<<<<

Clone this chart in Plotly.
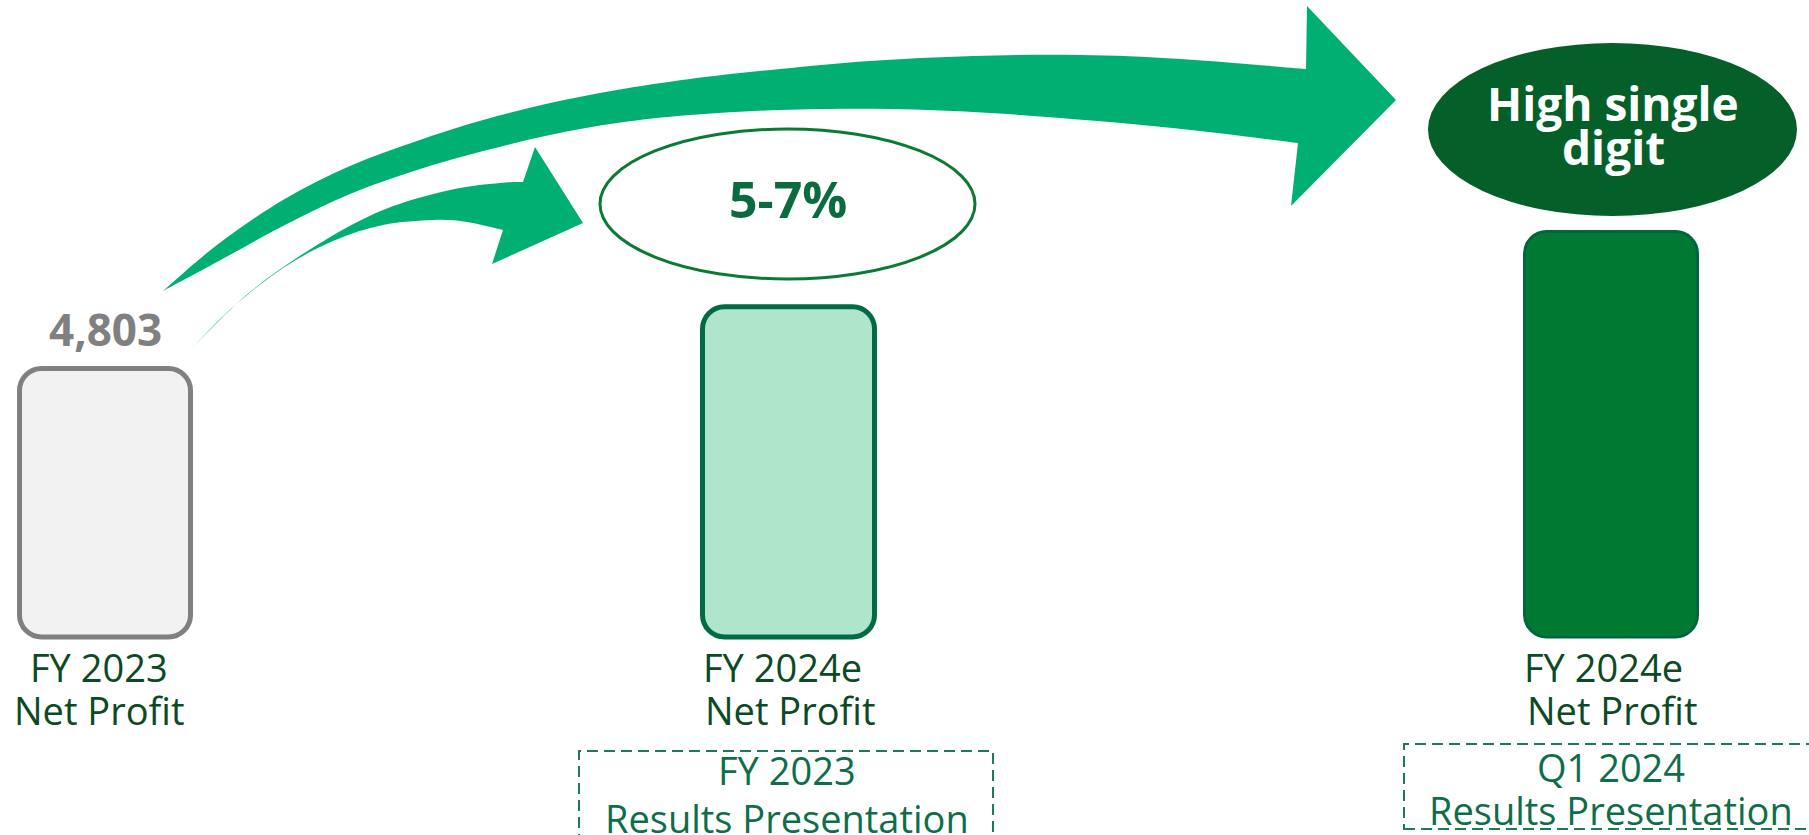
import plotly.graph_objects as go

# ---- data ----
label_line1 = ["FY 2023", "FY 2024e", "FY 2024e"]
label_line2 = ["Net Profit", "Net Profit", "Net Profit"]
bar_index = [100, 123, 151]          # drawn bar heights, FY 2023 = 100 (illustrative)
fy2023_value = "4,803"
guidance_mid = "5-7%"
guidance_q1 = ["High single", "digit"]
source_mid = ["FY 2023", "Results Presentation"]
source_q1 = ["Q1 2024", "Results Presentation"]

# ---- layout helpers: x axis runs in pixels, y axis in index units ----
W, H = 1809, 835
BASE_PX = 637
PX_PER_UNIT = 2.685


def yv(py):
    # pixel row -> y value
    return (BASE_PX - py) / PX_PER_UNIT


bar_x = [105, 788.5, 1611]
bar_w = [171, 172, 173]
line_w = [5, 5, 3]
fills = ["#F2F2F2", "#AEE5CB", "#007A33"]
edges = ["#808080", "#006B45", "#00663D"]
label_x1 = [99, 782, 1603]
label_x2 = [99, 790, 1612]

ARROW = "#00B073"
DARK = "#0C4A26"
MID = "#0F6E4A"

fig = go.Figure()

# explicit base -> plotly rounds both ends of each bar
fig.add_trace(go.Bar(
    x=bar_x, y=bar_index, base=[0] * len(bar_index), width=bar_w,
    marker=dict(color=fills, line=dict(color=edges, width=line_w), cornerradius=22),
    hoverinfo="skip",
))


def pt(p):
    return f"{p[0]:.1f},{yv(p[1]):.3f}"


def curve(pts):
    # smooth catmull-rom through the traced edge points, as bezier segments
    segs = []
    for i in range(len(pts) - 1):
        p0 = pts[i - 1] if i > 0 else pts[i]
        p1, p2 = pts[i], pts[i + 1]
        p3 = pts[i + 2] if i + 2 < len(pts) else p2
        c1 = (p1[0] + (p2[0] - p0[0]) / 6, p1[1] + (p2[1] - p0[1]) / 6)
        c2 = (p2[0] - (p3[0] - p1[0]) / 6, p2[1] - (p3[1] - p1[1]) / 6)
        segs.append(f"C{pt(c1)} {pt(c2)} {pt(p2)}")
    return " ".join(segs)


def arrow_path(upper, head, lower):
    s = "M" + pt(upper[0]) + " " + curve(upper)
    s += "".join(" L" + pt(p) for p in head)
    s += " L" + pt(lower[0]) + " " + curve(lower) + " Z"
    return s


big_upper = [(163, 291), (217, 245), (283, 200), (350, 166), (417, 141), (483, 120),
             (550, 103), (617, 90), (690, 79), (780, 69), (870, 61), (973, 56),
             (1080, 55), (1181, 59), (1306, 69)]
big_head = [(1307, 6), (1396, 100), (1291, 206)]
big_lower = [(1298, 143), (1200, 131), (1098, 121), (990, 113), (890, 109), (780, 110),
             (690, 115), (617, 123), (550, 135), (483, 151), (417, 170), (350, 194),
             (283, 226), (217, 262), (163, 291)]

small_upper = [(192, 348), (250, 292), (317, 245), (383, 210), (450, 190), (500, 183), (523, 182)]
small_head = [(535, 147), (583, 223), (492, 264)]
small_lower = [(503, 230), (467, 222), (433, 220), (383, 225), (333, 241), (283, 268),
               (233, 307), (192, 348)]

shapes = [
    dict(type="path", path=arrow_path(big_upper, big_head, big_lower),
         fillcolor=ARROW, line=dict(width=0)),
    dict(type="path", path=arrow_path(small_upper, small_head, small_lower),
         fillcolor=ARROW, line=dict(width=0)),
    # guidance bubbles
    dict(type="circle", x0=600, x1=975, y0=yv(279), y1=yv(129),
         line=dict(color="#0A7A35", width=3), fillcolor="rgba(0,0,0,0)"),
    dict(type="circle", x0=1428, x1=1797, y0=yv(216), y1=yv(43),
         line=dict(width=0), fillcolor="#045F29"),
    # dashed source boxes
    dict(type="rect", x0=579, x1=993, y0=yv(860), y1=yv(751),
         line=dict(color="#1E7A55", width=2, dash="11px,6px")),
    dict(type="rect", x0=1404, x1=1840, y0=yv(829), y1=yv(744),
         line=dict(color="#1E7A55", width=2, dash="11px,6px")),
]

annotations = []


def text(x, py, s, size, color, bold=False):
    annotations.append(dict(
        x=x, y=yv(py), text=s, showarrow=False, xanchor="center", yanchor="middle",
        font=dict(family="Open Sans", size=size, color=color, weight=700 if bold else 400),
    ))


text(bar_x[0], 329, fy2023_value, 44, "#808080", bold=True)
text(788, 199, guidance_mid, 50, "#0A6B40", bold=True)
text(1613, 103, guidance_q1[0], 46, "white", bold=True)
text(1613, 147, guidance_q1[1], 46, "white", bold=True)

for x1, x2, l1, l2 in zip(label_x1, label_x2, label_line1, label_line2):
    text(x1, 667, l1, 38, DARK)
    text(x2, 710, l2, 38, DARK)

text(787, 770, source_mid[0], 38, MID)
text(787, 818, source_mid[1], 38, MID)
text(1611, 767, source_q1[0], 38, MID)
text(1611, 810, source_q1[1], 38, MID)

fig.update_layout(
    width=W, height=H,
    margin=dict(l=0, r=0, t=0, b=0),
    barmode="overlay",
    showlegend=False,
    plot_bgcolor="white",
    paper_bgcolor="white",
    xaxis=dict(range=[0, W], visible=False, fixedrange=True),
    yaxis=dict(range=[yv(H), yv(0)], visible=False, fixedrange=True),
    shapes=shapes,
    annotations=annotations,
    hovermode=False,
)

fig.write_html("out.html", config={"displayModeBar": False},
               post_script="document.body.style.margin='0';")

>>>>
<<<<

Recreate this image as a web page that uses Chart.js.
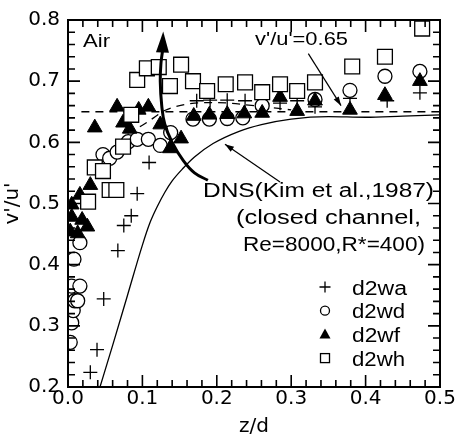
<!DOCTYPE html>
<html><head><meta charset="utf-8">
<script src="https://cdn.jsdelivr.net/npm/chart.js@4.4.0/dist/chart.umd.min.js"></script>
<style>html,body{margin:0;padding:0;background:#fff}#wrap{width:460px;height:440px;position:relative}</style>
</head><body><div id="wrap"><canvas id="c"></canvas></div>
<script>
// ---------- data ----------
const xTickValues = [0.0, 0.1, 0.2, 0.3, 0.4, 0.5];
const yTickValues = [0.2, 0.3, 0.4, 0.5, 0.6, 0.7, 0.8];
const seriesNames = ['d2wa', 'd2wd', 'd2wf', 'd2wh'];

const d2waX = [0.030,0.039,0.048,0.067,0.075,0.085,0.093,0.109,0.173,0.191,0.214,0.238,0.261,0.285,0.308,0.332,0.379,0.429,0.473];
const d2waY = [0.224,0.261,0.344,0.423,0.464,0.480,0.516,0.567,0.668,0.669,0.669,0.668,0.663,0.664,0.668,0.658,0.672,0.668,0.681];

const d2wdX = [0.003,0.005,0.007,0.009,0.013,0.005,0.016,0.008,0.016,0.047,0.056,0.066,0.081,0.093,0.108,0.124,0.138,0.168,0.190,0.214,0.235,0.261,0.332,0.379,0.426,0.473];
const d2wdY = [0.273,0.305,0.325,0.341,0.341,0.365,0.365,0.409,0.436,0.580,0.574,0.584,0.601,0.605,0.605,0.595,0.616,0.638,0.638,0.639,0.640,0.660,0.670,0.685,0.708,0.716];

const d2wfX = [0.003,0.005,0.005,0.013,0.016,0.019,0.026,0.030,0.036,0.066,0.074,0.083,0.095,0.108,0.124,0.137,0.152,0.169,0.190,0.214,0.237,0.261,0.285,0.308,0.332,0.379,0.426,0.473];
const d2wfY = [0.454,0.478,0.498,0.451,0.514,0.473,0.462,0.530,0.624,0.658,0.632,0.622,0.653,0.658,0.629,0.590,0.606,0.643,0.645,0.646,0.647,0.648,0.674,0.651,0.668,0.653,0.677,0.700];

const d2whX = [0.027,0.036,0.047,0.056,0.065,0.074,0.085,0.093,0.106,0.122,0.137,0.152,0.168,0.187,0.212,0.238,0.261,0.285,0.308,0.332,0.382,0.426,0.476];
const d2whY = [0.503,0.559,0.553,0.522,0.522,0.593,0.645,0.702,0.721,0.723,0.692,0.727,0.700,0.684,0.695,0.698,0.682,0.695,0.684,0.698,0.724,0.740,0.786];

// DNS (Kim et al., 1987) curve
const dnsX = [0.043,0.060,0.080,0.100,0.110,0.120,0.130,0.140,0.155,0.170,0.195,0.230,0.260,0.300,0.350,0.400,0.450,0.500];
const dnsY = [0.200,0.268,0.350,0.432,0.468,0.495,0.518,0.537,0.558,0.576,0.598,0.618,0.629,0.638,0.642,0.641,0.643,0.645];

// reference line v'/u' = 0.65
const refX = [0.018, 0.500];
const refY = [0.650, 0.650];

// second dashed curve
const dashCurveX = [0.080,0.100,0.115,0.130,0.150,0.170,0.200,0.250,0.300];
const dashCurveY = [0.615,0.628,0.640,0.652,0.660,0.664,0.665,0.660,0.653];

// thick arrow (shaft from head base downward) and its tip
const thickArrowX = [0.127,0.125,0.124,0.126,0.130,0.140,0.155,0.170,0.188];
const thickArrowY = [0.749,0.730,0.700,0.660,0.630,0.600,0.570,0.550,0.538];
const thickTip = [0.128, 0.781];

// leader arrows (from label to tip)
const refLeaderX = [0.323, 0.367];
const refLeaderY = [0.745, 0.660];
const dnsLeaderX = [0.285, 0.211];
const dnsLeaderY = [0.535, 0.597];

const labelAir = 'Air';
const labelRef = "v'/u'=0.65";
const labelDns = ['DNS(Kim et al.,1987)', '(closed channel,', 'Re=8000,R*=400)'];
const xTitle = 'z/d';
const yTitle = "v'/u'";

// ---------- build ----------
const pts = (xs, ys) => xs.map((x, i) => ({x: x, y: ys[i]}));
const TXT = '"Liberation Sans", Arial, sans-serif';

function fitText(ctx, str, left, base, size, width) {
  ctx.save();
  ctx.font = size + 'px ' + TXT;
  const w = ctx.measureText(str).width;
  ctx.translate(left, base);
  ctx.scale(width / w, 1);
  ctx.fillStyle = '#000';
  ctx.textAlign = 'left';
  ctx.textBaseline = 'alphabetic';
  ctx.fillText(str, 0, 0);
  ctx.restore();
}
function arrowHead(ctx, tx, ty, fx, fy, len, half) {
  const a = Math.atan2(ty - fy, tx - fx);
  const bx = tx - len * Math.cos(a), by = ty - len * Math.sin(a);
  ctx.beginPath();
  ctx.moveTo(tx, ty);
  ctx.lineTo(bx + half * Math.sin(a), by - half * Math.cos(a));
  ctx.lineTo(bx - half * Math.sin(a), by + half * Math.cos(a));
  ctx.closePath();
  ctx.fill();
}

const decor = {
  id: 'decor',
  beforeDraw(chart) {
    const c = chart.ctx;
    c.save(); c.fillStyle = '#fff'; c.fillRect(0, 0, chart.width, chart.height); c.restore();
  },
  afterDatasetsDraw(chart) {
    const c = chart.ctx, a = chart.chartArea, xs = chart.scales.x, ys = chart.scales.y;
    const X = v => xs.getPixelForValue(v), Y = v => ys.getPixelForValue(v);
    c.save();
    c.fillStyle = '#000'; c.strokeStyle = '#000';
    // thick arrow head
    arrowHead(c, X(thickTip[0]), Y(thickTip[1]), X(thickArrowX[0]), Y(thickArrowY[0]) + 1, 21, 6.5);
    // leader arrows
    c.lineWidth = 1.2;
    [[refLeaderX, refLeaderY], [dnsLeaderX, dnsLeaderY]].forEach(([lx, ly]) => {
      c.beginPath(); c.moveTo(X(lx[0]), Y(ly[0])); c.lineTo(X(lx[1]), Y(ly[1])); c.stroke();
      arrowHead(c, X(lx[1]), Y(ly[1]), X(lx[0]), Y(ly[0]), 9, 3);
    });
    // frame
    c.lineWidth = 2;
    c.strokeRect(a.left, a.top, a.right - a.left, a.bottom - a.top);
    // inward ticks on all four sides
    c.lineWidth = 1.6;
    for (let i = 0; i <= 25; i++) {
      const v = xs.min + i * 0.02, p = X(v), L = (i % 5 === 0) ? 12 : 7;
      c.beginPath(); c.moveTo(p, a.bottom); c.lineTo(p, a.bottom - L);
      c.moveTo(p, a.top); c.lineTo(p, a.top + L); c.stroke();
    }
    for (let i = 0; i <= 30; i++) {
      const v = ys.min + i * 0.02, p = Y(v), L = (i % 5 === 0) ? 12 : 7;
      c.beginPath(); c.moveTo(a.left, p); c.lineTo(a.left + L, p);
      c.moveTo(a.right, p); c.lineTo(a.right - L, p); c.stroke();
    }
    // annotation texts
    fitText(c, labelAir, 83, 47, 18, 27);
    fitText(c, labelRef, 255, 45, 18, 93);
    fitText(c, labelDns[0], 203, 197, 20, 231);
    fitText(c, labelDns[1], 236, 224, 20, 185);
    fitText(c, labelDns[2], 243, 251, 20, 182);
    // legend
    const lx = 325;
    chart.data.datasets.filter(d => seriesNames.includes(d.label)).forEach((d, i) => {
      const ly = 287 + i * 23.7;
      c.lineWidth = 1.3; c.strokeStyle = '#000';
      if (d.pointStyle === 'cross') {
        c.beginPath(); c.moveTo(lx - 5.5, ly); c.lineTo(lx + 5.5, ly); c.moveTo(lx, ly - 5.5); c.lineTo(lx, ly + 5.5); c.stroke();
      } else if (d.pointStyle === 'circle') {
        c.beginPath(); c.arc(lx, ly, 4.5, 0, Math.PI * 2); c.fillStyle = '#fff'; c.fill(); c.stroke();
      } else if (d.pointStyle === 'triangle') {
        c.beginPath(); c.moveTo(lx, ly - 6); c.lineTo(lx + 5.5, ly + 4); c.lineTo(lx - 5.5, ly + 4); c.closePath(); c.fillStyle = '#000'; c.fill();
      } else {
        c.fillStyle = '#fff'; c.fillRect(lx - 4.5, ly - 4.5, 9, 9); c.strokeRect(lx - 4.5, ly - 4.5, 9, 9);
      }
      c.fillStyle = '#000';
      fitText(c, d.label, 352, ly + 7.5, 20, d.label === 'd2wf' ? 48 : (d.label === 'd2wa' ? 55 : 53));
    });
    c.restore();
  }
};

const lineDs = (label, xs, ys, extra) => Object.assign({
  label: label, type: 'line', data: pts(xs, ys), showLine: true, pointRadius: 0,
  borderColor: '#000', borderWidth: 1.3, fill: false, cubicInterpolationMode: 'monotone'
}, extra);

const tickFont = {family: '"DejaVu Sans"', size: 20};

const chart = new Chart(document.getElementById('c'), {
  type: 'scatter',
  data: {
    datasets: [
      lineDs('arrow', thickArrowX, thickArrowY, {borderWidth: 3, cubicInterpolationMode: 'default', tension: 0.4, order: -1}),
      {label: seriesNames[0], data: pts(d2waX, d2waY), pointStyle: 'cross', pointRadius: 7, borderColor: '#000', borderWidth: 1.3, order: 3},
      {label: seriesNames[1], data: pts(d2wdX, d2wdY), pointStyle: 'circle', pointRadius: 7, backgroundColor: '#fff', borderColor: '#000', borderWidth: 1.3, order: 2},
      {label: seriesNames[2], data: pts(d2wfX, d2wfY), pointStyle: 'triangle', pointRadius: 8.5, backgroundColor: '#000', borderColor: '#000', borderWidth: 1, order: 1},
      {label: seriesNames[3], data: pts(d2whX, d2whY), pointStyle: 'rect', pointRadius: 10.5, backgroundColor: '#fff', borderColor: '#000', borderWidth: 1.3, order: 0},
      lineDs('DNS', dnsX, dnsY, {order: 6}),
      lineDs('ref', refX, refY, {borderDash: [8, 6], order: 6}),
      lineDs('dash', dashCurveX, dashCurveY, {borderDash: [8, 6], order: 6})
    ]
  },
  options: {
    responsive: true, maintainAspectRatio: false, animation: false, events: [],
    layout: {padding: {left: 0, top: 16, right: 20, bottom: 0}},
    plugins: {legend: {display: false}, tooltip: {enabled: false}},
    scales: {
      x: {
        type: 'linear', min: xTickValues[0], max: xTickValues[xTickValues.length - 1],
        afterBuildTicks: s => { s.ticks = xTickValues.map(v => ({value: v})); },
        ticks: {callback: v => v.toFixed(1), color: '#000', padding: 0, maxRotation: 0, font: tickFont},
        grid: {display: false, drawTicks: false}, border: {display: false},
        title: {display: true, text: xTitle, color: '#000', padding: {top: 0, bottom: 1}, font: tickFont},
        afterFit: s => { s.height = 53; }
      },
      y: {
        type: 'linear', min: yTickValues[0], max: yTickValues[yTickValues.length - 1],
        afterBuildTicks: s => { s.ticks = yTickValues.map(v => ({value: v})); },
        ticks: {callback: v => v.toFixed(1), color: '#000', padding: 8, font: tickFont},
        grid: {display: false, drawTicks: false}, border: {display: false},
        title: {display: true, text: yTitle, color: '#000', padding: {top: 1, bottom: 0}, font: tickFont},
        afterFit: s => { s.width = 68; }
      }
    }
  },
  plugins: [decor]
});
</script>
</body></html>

>>>>
<<<<

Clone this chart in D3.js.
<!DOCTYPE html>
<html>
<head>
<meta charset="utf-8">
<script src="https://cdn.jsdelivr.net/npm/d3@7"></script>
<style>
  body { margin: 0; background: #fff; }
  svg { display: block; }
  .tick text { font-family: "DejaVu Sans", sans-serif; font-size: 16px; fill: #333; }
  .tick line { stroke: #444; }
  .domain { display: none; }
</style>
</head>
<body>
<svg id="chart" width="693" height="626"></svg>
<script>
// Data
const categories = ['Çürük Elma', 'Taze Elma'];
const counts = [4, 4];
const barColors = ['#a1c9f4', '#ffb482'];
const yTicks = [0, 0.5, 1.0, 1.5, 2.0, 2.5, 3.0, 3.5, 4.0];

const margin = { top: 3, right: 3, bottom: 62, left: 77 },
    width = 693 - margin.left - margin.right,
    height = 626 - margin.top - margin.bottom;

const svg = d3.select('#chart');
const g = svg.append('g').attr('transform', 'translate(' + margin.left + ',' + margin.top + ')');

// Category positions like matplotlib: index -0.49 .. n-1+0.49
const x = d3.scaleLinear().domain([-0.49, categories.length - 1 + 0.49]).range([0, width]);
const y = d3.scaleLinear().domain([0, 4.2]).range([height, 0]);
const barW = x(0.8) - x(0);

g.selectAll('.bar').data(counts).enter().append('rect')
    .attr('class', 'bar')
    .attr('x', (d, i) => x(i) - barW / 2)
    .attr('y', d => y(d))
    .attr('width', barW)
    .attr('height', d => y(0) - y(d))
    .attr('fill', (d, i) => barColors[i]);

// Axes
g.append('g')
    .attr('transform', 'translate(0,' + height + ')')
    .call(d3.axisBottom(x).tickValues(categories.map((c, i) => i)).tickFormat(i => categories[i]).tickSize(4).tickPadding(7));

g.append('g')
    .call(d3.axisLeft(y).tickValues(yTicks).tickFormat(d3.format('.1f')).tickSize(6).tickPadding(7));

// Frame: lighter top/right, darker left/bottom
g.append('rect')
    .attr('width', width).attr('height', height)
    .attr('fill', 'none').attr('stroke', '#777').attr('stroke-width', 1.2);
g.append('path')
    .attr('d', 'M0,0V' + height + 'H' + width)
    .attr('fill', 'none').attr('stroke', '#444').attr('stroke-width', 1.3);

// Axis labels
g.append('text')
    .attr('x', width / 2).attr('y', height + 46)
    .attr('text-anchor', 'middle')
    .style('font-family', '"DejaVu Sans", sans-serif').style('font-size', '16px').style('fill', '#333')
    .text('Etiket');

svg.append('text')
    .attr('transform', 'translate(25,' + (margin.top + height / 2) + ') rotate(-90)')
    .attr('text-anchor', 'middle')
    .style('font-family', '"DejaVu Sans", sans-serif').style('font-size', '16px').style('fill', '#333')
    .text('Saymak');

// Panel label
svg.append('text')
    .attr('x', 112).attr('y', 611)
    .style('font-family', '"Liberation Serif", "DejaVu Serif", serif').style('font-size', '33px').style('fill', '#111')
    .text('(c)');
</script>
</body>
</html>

>>>>

Reproduce exactly the lines above starting at the line containing "Clone this chart in Plotly." and ending at the line containing "return (BASE_PX - py) / PX_PER_UNIT", including both, but not the pictures.

Clone this chart in Plotly.
import plotly.graph_objects as go

# ---- data ----
label_line1 = ["FY 2023", "FY 2024e", "FY 2024e"]
label_line2 = ["Net Profit", "Net Profit", "Net Profit"]
bar_index = [100, 123, 151]          # drawn bar heights, FY 2023 = 100 (illustrative)
fy2023_value = "4,803"
guidance_mid = "5-7%"
guidance_q1 = ["High single", "digit"]
source_mid = ["FY 2023", "Results Presentation"]
source_q1 = ["Q1 2024", "Results Presentation"]

# ---- layout helpers: x axis runs in pixels, y axis in index units ----
W, H = 1809, 835
BASE_PX = 637
PX_PER_UNIT = 2.685


def yv(py):
    # pixel row -> y value
    return (BASE_PX - py) / PX_PER_UNIT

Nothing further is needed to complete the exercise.